I flew home to New York the other week for a wedding. Fifteen minutes out from Newark, just when I’d be stepping off the metro onto the cobbled streets (brosten) for a short walk to my apartment, our Uber inched its way toward the Holland Tunnel. On Canal Street, the honking trucks drowned out the radio and the air conditioner. I looked out at buildings that are grimy with the soot of all these trucks and the cars that we take when the wait for the subway is 35 minutes on a subzero evening in January.

Later, I took the F train into Manhattan to pick up a dress at Rent the Runway and hit CVS for some – you guessed it – travel-size contact lens solution.
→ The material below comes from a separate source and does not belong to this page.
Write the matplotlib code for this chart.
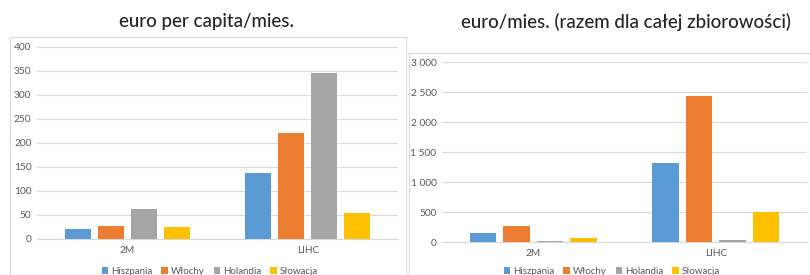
import matplotlib
matplotlib.use("Agg")
import matplotlib.pyplot as plt
import matplotlib.ticker as mticker
from matplotlib.patches import Rectangle
import numpy as np

# dane
categories = ["2M", "LIHC"]
countries = ["Hiszpania", "Włochy", "Holandia", "Słowacja"]
colors = ["#5b9bd5", "#ed7d31", "#a5a5a5", "#ffc000"]

per_capita = {
    "Hiszpania": [20, 138],
    "Włochy": [28, 221],
    "Holandia": [62, 346],
    "Słowacja": [26, 55],
}
total = {
    "Hiszpania": [145, 1310],
    "Włochy": [270, 2440],
    "Holandia": [10, 35],
    "Słowacja": [60, 500],
}

titles = ["euro per capita/mies.", "euro/mies. (razem dla całej zbiorowości)"]

W, H = 810, 275
dpi = 100
plt.rcParams["font.family"] = ["Lato", "DejaVu Sans"]

fig = plt.figure(figsize=(W / dpi, H / dpi), dpi=dpi)


def px_rect(x0, y_top, x1, y_bot):
    # piksele -> ułamki figury
    return [x0 / W, 1 - y_bot / H, (x1 - x0) / W, (y_bot - y_top) / H]


# ramki wykresów
fig.add_artist(Rectangle((10 / W, -0.1), (406 - 10) / W, 1.1 - 37 / H, transform=fig.transFigure,
                         fill=False, edgecolor="#d9d9d9", linewidth=0.8))
fig.add_artist(Rectangle((409 / W, -0.1), (812 - 409) / W, 1.1 - 53 / H, transform=fig.transFigure,
                         fill=False, edgecolor="#d9d9d9", linewidth=0.8))

ax1 = fig.add_axes(px_rect(37, 47, 398, 239))
ax2 = fig.add_axes(px_rect(442, 62, 807, 242))

bar_w = 0.145
step = 0.183
x = np.arange(len(categories))


def draw(ax, data, ymax, ystep, fmt):
    for i, c in enumerate(countries):
        ax.bar(x + (i - 1.5) * step, data[c], width=bar_w, color=colors[i], label=c, zorder=3)
    ax.set_xlim(-0.5, 1.5)
    ax.set_ylim(0, ymax)
    ax.set_yticks(np.arange(0, ymax + 1, ystep))
    ax.yaxis.set_major_formatter(mticker.FuncFormatter(fmt))
    ax.set_xticks(x)
    ax.set_xticklabels(categories)
    ax.grid(axis="y", color="#d9d9d9", linewidth=0.8, zorder=0)
    for s in ["top", "right", "left"]:
        ax.spines[s].set_visible(False)
    ax.spines["bottom"].set_color("#d9d9d9")
    ax.spines["bottom"].set_linewidth(0.8)
    ax.tick_params(length=0, labelsize=7.3, colors="#595959", pad=4)
    ax.tick_params(axis="x", pad=5)


draw(ax1, per_capita, 400, 50, lambda v, _: f"{int(v)}")
draw(ax2, total, 3000, 500, lambda v, _: f"{int(v):,}".replace(",", " "))

fig.text(207 / W, 1 - 22 / H, titles[0], ha="center", va="center", fontsize=13.5,
         color="#262626", fontweight="medium")
fig.text(626 / W, 1 - 22 / H, titles[1], ha="center", va="center", fontsize=13.5,
         color="#262626", fontweight="medium")

for ax, cx in [(ax1, 210), (ax2, 612)]:
    handles, labels = ax.get_legend_handles_labels()
    fig.legend(handles, labels, loc="center", bbox_to_anchor=(cx / W, 1 - 271 / H), ncol=4,
               frameon=False, fontsize=7, labelcolor="#595959", handlelength=0.7, handleheight=0.7,
               handletextpad=0.3, columnspacing=0.9, borderpad=0)

fig.savefig("out.png", dpi=dpi)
The platform was dank on a cool, humid summer afternoon, and the train car was too cold. The people around me were too loud, and I glared at them before I turned up the volume on my headphones. Outside, on an avenue that smelled like trash, I walked by the Home Depot and the Lowe’s and the Container Store where you can buy anything you need in any size you can imagine and they’ll bring it to your house for you, walk it up five flights of stairs, take it out of the box so you can put the cardboard in your back alley and wait for it to disappear.

We took an overnight flight back to Copenhagen, and on the way home from the airport the next day I could see buildings that are freshly painted every year and smelled – well, I don’t really know what, but it wasn’t trash. I thought briefly that there was no longer any point in keeping the storage unit I still keep in New York, but three days later I woke up with bug bites on my face. I think it may be some time yet before I stop calling Europe “the Continent.”